After months of waiting for permits, chef and co-owner Enoch Simpson and his brother Caleb opened Endgrain to rave reviews. By day a corner café and by night an elegant dinner destination, the restaurant serves authentic American comfort food sourced from local and seasonal ingredients. Popular dishes include braised pork hand pies, soft-boiled egg biscuit sandwiches, and "Ham Chop" with cornbread crumble, but consider stopping by early in the morning: "Enoch’s Doughnuts" are served from 7 am until they run out, and feature flavors like "Bourbon Vanilla," "Nutella Milk Stout," and "Blackberry Peppercorn."
Table, Donkey and Stick
Named after a Brothers’ Grimm fairy tale, Table, Donkey and Stick offers patrons a cozy dining experience with creative, seasonally driven food. Chef Scott Manley draws upon Alps mountain cuisines for his menu, and works with local farmers to find the freshest ingredients. Guests sit at long wooden tables, and the ambiance feels a bit like a Swiss ski chalet. The menu is divided into charcuterie, cheese, small plates, and entrees, and dishes include pretzels with cauliflower and gruyere fondue, and an "Alpine Burger" with onion marmalade and horseradish aioli.
It’s best to come armed with an open mind and sense of adventure when dining at Elizabeth. Chef Iliana Regan showcases "New Gatherer" cuisine at her Lincoln Square restaurant, using foraged ingredients and homegrown goods to create sustainable tasting menus. Menus vary depending on the day of the week, but diners can rest assured that every ingredient was sourced in the Midwest. Don’t bother making reservations: Elizabeth sells tickets instead to keep the dining experience small and intimate.
Parson's Chicken and Fish
The team behind Chicago’s Longman & Eagle created Parson’s Chicken and Fish, a casual restaurant that serves American classics with a creative twist. The menu is divided into "raw," "fresh," and "fried" foods, and includes everything from a chickpea salad with grilled octopus to fried hush puppies with ham hock. For dessert, try a carnival favorite: funnel cake with brown butter and green peppercorn brittle.
Little Market Brasserie
Chef Ryan Poli’s international training comes into play at Little Market Brasserie, the latest restaurant from Chicago’s Mercadito Hospitality group. Poli and partner Alfredo Sandoval traveled across the United States and Canada to gain inspiration for their new restaurant, and created a menu that features classic American comfort food like mac and cheese and double-griddled cheeseburgers. The restaurant’s extensive beverage menu allows guests to create their own "charged soda," or a flavored soda with a complementary spirit pairing.

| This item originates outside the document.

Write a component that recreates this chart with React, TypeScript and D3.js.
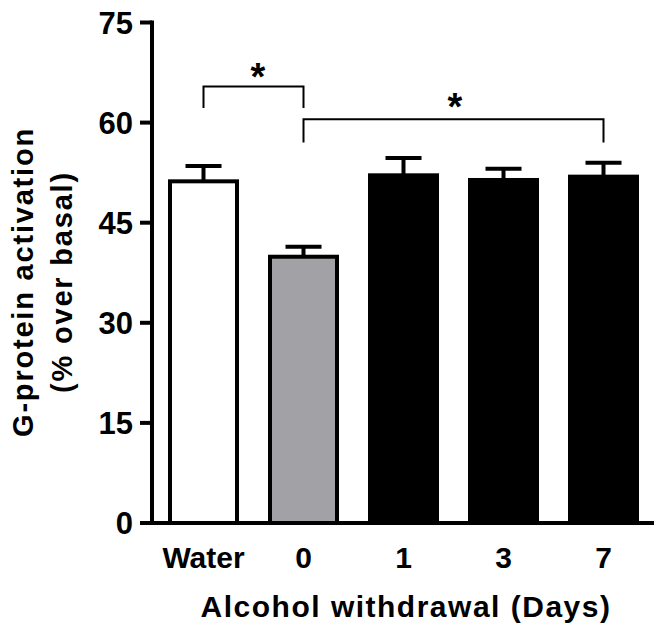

Top Chef alum Fabio Viviani paired up with two Chicago sports bar owners to create Siena Tavern in Chicago’s River North neighborhood. The restaurant serves up traditional Italian food with a Mediterranean influence, and provides a fun, convivial environment for hungry dinner patrons. More traditional dishes include baked lasagna, double cut veal chop, and gnocchi with pancetta. But adventurous eaters can also try the squid ink linguine or Mediterranean seafood brodetto with grilled polenta bread.